Message #3067

From: Vasily Vladimirovich Vylkov <>
Subject: Re: [MC4D] Hello, Joseph here.
Date: Thu, 05 Feb 2015 18:59:20 -0800

Hey Joe! Sorry no one responded – normally we are a very welcoming
bunch… very happy you found this group!

Did you end up trying the 4^4 (or any of the MagicTile or other twisty
high-dimensional or non-Euclidean puzzles)?

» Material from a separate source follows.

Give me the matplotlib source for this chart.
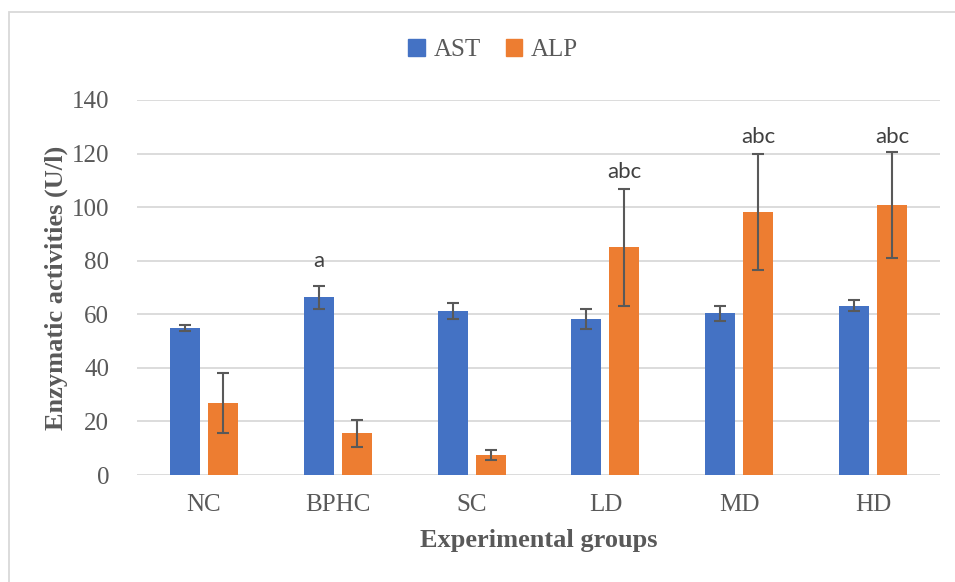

On Wed, Jul 16, 2014 at 7:49 PM, Joseph Snyder
[4D_Cubing] <> wrote:

> Hi! I’m 20 years old, been solving rubik’s cubes for about 5-6 years.
> Right now I am living in New Jersey. I grew up in China, my parents are
> linguists. Hobbies include juggling, running, playing ping pong. I also
> like philosophy (deep complicated questions).
> Just recently came across the 4D puzzle. Thought it looked crazy, decided
> to give it a shot. Ever since I saw the puzzle, I really wanted to figure
> out a solution on my own. I watched a video (probably the only one out
> there), explaining how the puzzle worked. I then understood that it
> functioned like a normal 3x3 in the respect that each piece had it’s own
> place.
> Since I never learned how commutators worked, I applied ideas from the
> normal 3x3 solving method. I solved 1 cube (the blue one) first, and
> brought that to the bottom. I solved the middle layers of the 4 (middle?)
> cubes next. I then connected all the green pieces to the green center. Then
> it was just like solving a 3x3.
> Not so good at explaining. If you have any questions, let me know.
> I was fairly confident I could figure it out, since I had figured out how
> to solve the normal 4x4 and 5x5 on my own (excluding the parities). It just
> took a bit of patience and willingness to sit and stare and think.
> I also like making anagrams. Here’s one -
> "The four dimensional Rubik’s cube."
> =
> "Make crude, rubbish solution? Fine."
> Well, I think the next thing for me is the 4d 4x4.